AIM OF THE TASK » Note each line that includes the word "with". Copy those lines.

* * *

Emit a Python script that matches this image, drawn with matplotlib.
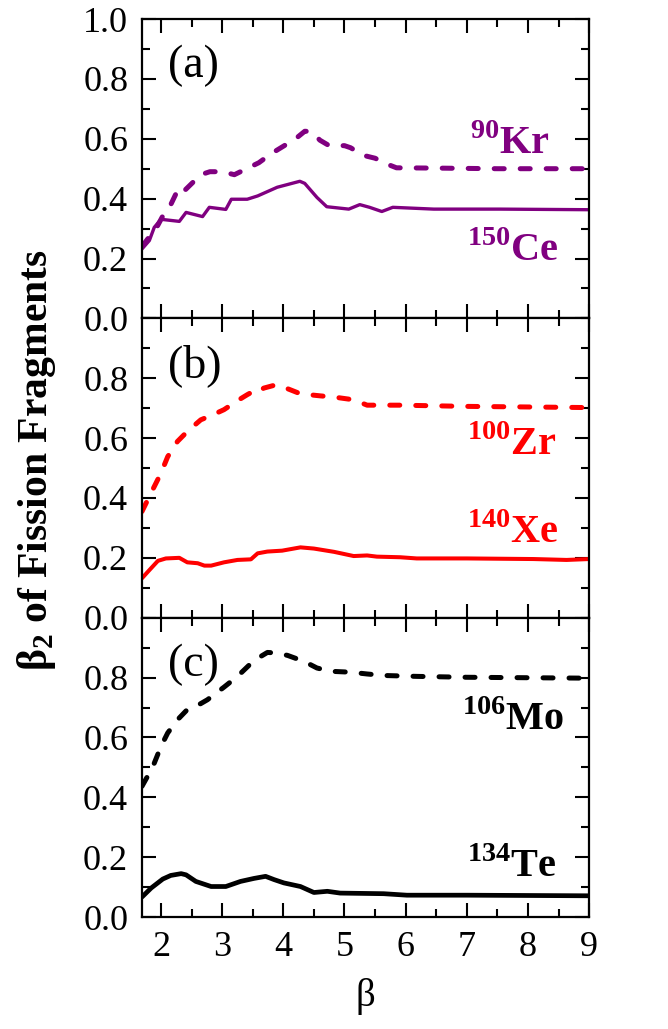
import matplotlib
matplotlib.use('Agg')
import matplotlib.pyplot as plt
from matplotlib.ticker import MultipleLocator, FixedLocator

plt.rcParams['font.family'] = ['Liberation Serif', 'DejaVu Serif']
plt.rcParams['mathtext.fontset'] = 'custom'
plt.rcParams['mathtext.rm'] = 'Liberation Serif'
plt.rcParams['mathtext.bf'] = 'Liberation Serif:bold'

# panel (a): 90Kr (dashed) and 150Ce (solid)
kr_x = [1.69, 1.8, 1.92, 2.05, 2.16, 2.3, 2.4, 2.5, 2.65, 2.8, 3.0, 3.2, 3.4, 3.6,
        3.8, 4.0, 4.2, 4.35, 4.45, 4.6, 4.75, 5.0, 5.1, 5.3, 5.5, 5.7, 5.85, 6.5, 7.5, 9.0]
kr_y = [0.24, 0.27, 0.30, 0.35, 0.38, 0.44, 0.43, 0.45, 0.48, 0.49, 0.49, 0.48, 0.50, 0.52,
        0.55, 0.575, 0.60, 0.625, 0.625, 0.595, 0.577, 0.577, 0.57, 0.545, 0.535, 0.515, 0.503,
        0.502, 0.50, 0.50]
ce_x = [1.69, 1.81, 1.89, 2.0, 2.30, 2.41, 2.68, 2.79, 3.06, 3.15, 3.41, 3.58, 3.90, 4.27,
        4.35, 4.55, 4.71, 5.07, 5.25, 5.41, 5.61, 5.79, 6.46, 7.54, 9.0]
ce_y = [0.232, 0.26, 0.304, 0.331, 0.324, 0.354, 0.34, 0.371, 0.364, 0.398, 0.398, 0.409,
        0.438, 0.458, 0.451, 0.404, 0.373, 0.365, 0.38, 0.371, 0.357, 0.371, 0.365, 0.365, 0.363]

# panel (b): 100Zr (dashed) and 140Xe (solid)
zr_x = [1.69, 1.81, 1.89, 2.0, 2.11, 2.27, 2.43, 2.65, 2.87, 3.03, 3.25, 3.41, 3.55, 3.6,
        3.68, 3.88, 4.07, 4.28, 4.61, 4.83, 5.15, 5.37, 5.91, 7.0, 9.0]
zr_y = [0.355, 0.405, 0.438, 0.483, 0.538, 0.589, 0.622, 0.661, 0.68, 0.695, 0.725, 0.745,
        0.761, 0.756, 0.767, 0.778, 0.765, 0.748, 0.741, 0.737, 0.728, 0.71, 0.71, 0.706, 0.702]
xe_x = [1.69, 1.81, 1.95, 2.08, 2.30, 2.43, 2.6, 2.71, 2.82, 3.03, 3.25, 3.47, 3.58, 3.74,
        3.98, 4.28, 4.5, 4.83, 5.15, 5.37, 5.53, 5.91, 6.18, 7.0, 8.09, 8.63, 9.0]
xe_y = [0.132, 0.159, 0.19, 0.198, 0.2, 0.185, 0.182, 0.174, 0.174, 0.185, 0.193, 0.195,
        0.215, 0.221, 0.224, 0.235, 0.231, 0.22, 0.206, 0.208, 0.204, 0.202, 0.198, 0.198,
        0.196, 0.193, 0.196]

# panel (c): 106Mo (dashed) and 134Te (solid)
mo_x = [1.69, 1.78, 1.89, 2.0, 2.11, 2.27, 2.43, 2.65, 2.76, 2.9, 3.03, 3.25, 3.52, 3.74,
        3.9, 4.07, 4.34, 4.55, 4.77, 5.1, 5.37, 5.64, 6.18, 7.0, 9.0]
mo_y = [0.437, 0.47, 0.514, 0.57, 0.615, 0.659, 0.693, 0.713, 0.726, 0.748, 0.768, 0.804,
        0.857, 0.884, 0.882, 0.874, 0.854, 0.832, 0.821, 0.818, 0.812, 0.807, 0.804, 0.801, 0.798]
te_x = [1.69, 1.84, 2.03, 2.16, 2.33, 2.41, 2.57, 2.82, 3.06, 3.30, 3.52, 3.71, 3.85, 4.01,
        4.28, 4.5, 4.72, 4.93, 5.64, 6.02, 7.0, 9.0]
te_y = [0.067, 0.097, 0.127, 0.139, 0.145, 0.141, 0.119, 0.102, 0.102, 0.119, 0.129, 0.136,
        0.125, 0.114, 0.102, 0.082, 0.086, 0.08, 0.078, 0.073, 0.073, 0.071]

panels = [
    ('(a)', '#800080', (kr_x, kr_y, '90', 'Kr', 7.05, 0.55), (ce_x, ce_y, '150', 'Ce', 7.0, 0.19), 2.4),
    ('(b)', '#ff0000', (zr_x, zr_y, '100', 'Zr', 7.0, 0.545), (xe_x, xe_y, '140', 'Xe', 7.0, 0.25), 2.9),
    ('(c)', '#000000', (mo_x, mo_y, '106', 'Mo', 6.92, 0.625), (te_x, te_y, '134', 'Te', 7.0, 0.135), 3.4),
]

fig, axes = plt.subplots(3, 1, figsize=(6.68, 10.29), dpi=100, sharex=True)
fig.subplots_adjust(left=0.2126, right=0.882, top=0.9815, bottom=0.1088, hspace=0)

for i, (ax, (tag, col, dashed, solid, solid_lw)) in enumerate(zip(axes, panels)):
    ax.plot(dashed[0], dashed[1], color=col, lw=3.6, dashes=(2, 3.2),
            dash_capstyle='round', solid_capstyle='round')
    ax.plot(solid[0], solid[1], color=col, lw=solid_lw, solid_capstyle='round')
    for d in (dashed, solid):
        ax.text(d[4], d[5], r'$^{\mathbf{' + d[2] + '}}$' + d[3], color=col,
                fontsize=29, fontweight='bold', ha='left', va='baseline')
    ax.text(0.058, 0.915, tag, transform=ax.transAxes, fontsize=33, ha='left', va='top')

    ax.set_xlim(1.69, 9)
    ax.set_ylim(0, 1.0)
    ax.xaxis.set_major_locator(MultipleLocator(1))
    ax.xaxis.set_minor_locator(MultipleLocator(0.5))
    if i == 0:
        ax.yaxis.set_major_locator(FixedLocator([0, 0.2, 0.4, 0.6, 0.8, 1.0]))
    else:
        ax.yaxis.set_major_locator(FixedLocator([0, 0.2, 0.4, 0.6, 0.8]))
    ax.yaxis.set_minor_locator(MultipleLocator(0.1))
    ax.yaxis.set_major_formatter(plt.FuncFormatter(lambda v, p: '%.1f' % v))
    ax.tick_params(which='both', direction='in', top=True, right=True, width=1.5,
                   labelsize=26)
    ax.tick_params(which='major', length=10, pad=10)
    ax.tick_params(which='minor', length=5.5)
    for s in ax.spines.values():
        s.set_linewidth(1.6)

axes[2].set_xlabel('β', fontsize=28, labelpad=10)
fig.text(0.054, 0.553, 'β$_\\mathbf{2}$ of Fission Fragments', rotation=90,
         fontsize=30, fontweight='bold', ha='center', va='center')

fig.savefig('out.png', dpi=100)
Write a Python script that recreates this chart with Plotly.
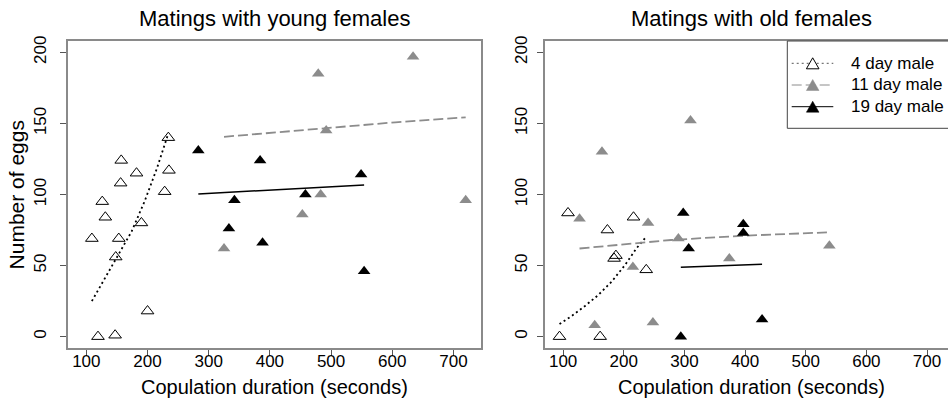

* * *

RESULT OF THIS EXERCISE »
Emit a Python script that matches this image, drawn with matplotlib.
Write a Python script that recreates this chart with Plotly.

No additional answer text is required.